Write out the full set of records below exactly.

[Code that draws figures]
■ ■ ■ ■ ■

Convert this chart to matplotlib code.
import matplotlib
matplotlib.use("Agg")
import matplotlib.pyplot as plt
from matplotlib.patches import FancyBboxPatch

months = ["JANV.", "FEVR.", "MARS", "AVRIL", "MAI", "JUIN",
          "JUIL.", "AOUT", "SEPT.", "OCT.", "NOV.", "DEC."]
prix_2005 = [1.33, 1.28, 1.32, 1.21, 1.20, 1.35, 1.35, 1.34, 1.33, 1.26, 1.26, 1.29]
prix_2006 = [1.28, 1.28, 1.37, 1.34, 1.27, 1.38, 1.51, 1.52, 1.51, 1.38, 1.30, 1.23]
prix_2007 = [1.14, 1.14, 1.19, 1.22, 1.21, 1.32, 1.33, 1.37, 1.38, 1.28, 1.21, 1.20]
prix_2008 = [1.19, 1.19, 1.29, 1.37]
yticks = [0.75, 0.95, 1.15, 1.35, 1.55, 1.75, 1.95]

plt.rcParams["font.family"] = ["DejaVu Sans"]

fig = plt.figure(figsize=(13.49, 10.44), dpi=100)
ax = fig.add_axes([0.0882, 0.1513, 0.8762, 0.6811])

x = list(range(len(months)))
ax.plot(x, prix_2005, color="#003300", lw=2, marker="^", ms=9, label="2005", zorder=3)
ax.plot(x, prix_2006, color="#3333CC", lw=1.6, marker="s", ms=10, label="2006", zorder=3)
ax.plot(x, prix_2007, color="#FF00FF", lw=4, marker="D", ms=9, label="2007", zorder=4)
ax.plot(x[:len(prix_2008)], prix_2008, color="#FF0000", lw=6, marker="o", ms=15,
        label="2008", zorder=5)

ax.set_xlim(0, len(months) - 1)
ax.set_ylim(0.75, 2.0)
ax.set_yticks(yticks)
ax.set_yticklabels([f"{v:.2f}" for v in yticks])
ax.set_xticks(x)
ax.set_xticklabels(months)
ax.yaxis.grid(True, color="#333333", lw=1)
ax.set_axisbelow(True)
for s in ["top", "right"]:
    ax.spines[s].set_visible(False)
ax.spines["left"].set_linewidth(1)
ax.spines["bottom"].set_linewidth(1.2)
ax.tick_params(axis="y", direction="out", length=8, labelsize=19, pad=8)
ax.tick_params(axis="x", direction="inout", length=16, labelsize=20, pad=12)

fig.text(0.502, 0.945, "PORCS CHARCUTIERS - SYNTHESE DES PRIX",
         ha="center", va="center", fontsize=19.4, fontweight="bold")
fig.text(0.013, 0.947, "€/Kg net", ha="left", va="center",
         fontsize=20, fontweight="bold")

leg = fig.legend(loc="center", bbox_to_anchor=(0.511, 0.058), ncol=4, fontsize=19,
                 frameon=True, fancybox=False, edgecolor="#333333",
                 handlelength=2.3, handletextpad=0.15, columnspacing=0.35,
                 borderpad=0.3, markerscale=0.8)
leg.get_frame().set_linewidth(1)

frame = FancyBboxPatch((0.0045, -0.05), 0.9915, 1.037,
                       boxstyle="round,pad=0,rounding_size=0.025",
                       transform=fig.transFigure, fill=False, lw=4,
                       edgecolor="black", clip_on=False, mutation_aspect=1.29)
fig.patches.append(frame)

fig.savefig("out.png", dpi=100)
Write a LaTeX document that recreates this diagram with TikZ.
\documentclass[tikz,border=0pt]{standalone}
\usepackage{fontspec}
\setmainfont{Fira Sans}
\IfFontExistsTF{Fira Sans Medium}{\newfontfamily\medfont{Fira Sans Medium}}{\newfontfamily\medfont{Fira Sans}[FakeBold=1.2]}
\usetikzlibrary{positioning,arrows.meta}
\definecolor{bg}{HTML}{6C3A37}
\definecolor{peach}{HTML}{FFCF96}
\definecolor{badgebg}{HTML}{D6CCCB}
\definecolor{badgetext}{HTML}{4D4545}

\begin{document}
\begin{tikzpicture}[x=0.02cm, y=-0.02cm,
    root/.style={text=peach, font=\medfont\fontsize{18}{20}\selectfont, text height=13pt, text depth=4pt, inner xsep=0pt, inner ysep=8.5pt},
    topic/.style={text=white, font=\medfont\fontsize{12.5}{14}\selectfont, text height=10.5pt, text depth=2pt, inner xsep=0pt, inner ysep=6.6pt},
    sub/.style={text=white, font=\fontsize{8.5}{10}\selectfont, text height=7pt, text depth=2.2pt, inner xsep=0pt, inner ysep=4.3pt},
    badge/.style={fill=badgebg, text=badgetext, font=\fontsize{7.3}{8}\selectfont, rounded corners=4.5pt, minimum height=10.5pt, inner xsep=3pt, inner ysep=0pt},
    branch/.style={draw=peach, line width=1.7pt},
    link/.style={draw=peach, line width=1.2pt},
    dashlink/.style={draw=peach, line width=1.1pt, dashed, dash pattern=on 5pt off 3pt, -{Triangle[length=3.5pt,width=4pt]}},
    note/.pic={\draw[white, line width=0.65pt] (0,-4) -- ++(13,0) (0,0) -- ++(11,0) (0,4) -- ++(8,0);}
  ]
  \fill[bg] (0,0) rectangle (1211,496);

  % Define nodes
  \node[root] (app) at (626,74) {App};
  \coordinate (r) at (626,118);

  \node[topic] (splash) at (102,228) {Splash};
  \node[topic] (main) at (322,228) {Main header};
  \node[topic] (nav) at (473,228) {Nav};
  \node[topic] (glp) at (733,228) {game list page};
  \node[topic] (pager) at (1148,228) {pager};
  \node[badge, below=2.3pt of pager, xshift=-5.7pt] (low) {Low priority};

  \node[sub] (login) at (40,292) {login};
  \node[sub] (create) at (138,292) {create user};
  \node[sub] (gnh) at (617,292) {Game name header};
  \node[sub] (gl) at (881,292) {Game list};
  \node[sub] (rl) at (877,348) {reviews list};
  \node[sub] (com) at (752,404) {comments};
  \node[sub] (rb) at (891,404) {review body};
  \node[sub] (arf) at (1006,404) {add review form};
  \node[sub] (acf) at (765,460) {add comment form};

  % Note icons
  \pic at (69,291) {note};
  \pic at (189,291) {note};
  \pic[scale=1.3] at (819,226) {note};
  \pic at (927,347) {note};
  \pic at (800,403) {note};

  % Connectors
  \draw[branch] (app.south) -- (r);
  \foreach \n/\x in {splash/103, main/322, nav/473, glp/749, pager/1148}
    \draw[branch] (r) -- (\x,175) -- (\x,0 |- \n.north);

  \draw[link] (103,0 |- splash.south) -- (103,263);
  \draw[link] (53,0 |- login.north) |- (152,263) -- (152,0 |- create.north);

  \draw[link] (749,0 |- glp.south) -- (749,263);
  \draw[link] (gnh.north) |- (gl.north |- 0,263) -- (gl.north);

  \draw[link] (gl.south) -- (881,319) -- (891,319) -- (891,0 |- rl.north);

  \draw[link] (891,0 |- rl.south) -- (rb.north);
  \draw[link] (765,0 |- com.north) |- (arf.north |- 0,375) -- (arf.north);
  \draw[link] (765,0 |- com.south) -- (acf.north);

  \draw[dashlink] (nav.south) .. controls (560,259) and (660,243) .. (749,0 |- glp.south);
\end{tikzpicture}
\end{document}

■ ■ ■ ■ ■

#### Task output
Convert this chart to matplotlib code.
import matplotlib
matplotlib.use("Agg")
import matplotlib.pyplot as plt
from matplotlib.patches import FancyBboxPatch

months = ["JANV.", "FEVR.", "MARS", "AVRIL", "MAI", "JUIN",
          "JUIL.", "AOUT", "SEPT.", "OCT.", "NOV.", "DEC."]
prix_2005 = [1.33, 1.28, 1.32, 1.21, 1.20, 1.35, 1.35, 1.34, 1.33, 1.26, 1.26, 1.29]
prix_2006 = [1.28, 1.28, 1.37, 1.34, 1.27, 1.38, 1.51, 1.52, 1.51, 1.38, 1.30, 1.23]
prix_2007 = [1.14, 1.14, 1.19, 1.22, 1.21, 1.32, 1.33, 1.37, 1.38, 1.28, 1.21, 1.20]
prix_2008 = [1.19, 1.19, 1.29, 1.37]
yticks = [0.75, 0.95, 1.15, 1.35, 1.55, 1.75, 1.95]

plt.rcParams["font.family"] = ["DejaVu Sans"]

fig = plt.figure(figsize=(13.49, 10.44), dpi=100)
ax = fig.add_axes([0.0882, 0.1513, 0.8762, 0.6811])

x = list(range(len(months)))
ax.plot(x, prix_2005, color="#003300", lw=2, marker="^", ms=9, label="2005", zorder=3)
ax.plot(x, prix_2006, color="#3333CC", lw=1.6, marker="s", ms=10, label="2006", zorder=3)
ax.plot(x, prix_2007, color="#FF00FF", lw=4, marker="D", ms=9, label="2007", zorder=4)
ax.plot(x[:len(prix_2008)], prix_2008, color="#FF0000", lw=6, marker="o", ms=15,
        label="2008", zorder=5)

ax.set_xlim(0, len(months) - 1)
ax.set_ylim(0.75, 2.0)
ax.set_yticks(yticks)
ax.set_yticklabels([f"{v:.2f}" for v in yticks])
ax.set_xticks(x)
ax.set_xticklabels(months)
ax.yaxis.grid(True, color="#333333", lw=1)
ax.set_axisbelow(True)
for s in ["top", "right"]:
    ax.spines[s].set_visible(False)
ax.spines["left"].set_linewidth(1)
ax.spines["bottom"].set_linewidth(1.2)
ax.tick_params(axis="y", direction="out", length=8, labelsize=19, pad=8)
ax.tick_params(axis="x", direction="inout", length=16, labelsize=20, pad=12)

fig.text(0.502, 0.945, "PORCS CHARCUTIERS - SYNTHESE DES PRIX",
         ha="center", va="center", fontsize=19.4, fontweight="bold")
fig.text(0.013, 0.947, "€/Kg net", ha="left", va="center",
         fontsize=20, fontweight="bold")

leg = fig.legend(loc="center", bbox_to_anchor=(0.511, 0.058), ncol=4, fontsize=19,
                 frameon=True, fancybox=False, edgecolor="#333333",
                 handlelength=2.3, handletextpad=0.15, columnspacing=0.35,
                 borderpad=0.3, markerscale=0.8)
leg.get_frame().set_linewidth(1)

frame = FancyBboxPatch((0.0045, -0.05), 0.9915, 1.037,
                       boxstyle="round,pad=0,rounding_size=0.025",
                       transform=fig.transFigure, fill=False, lw=4,
                       edgecolor="black", clip_on=False, mutation_aspect=1.29)
fig.patches.append(frame)

fig.savefig("out.png", dpi=100)
Write a LaTeX document that recreates this diagram with TikZ.
\documentclass[tikz,border=0pt]{standalone}
\usepackage{fontspec}
\setmainfont{Fira Sans}
\IfFontExistsTF{Fira Sans Medium}{\newfontfamily\medfont{Fira Sans Medium}}{\newfontfamily\medfont{Fira Sans}[FakeBold=1.2]}
\usetikzlibrary{positioning,arrows.meta}
\definecolor{bg}{HTML}{6C3A37}
\definecolor{peach}{HTML}{FFCF96}
\definecolor{badgebg}{HTML}{D6CCCB}
\definecolor{badgetext}{HTML}{4D4545}

\begin{document}
\begin{tikzpicture}[x=0.02cm, y=-0.02cm,
    root/.style={text=peach, font=\medfont\fontsize{18}{20}\selectfont, text height=13pt, text depth=4pt, inner xsep=0pt, inner ysep=8.5pt},
    topic/.style={text=white, font=\medfont\fontsize{12.5}{14}\selectfont, text height=10.5pt, text depth=2pt, inner xsep=0pt, inner ysep=6.6pt},
    sub/.style={text=white, font=\fontsize{8.5}{10}\selectfont, text height=7pt, text depth=2.2pt, inner xsep=0pt, inner ysep=4.3pt},
    badge/.style={fill=badgebg, text=badgetext, font=\fontsize{7.3}{8}\selectfont, rounded corners=4.5pt, minimum height=10.5pt, inner xsep=3pt, inner ysep=0pt},
    branch/.style={draw=peach, line width=1.7pt},
    link/.style={draw=peach, line width=1.2pt},
    dashlink/.style={draw=peach, line width=1.1pt, dashed, dash pattern=on 5pt off 3pt, -{Triangle[length=3.5pt,width=4pt]}},
    note/.pic={\draw[white, line width=0.65pt] (0,-4) -- ++(13,0) (0,0) -- ++(11,0) (0,4) -- ++(8,0);}
  ]
  \fill[bg] (0,0) rectangle (1211,496);

  % Define nodes
  \node[root] (app) at (626,74) {App};
  \coordinate (r) at (626,118);

  \node[topic] (splash) at (102,228) {Splash};
  \node[topic] (main) at (322,228) {Main header};
  \node[topic] (nav) at (473,228) {Nav};
  \node[topic] (glp) at (733,228) {game list page};
  \node[topic] (pager) at (1148,228) {pager};
  \node[badge, below=2.3pt of pager, xshift=-5.7pt] (low) {Low priority};

  \node[sub] (login) at (40,292) {login};
  \node[sub] (create) at (138,292) {create user};
  \node[sub] (gnh) at (617,292) {Game name header};
  \node[sub] (gl) at (881,292) {Game list};
  \node[sub] (rl) at (877,348) {reviews list};
  \node[sub] (com) at (752,404) {comments};
  \node[sub] (rb) at (891,404) {review body};
  \node[sub] (arf) at (1006,404) {add review form};
  \node[sub] (acf) at (765,460) {add comment form};

  % Note icons
  \pic at (69,291) {note};
  \pic at (189,291) {note};
  \pic[scale=1.3] at (819,226) {note};
  \pic at (927,347) {note};
  \pic at (800,403) {note};

  % Connectors
  \draw[branch] (app.south) -- (r);
  \foreach \n/\x in {splash/103, main/322, nav/473, glp/749, pager/1148}
    \draw[branch] (r) -- (\x,175) -- (\x,0 |- \n.north);

  \draw[link] (103,0 |- splash.south) -- (103,263);
  \draw[link] (53,0 |- login.north) |- (152,263) -- (152,0 |- create.north);

  \draw[link] (749,0 |- glp.south) -- (749,263);
  \draw[link] (gnh.north) |- (gl.north |- 0,263) -- (gl.north);

  \draw[link] (gl.south) -- (881,319) -- (891,319) -- (891,0 |- rl.north);

  \draw[link] (891,0 |- rl.south) -- (rb.north);
  \draw[link] (765,0 |- com.north) |- (arf.north |- 0,375) -- (arf.north);
  \draw[link] (765,0 |- com.south) -- (acf.north);

  \draw[dashlink] (nav.south) .. controls (560,259) and (660,243) .. (749,0 |- glp.south);
\end{tikzpicture}
\end{document}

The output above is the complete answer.